От вокзала ближе всего была улица Господская. Арсений повел первым учителя, по пути наказывая ему быть осторожным.
Они почти добрались до ворот с ангелами, улица тонула в сумеречной тишине. Откуда ни возьмись, вынырнул человек в пальто-крылатке, поверх высокого ворота был намотан полосатый шарф, а по самые брови нахлобучен котелок. Бриедис сразу почувствовал неладное: человек был одет слишком тепло для такого вечера, появился внезапно, будто из-за угла или ниши двери чьего-то дома, в движениях его крылась нервозность приготовившего в рукаве нож или пистолет. И когда незнакомец поравнялся с ними, Бриедис инстинктивно дернул за руку Данилова, идущего с краю, заставив его упасть прямо под ноги Сони. В эту же самую минуту закутанный в крылатку незнакомец вынул стилет и пырнул им Бриедиса в бок.
Бриедис ни на секунду не отрывал взгляда от глаз, прячущихся под котелком, и видел, что глаза эти были прикованы к Данилову и что дрогнувшая неумелая рука с длинным кинжалом настигла не ту цель.
Выдернув из тела пристава кинжал, незнакомец припустил вниз по улице. Пристав, не обратив поначалу внимания на рану, помчался следом и успел ухватить того за шиворот. Оба свалились на мостовую, но незнакомец оказался проворней, он пружинисто вскочил на ноги и дал стрекача. На пустынной улице мелькала его черная крылатка, как большая летучая мышь, потом он свернул на Конюшенную и исчез.
Арсений успел подняться прежде, чем к нему подбежали перепуганные Соня и Данилов. Свистяще дыша, он схватил с мостовой брошенный пройдохой котелок.
– Я поймаю тебя! – крикнул он, потрясая в воздухе шляпой. – Слышишь? И дня не пройдет.
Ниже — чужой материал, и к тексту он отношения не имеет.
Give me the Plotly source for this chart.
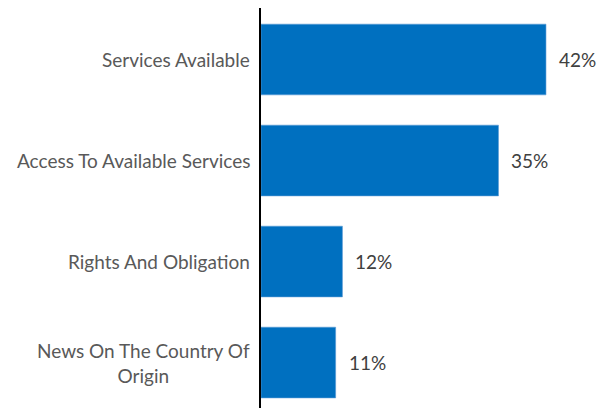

Соня с одной стороны, Данилов – с другой поддержали пристава за локти. Но Арсений зло вырвался и, совершенно не замечая, а вернее, просто позабыв в запале, что задет кинжалом, принялся оправлять полы сюртука, размазывая перчатками кровь по светлому сукну. Нервной размашистой походкой, чуть шатаясь и приседая, он вернулся к кованым воротам дома Даниловых и поднял с мостовой свою трость. Соня и Гриша потянулись следом.
– Я просил вас рассказать о нападениях, – он развернулся к Данилову и, не обращая внимания, что кругом уже начали собираться зеваки, привлеченные шумом, в гневе продолжил: – Я знаю, что вас несколько раз хотели убить, думаете, я не читал протоколов Гурко, моего помощника?
Данилов стоял ошарашенный, с бледным лицом и смотрел на сюртук Бриедиса, на котором медленно расползалось кровавое пятно. Нахмуренный и сосредоточенный, Арсений перевел взгляд вниз, два раза втянул носом воздух, будто тем самым стараясь привести себя в чувство. Но все поплыло у него перед глазами.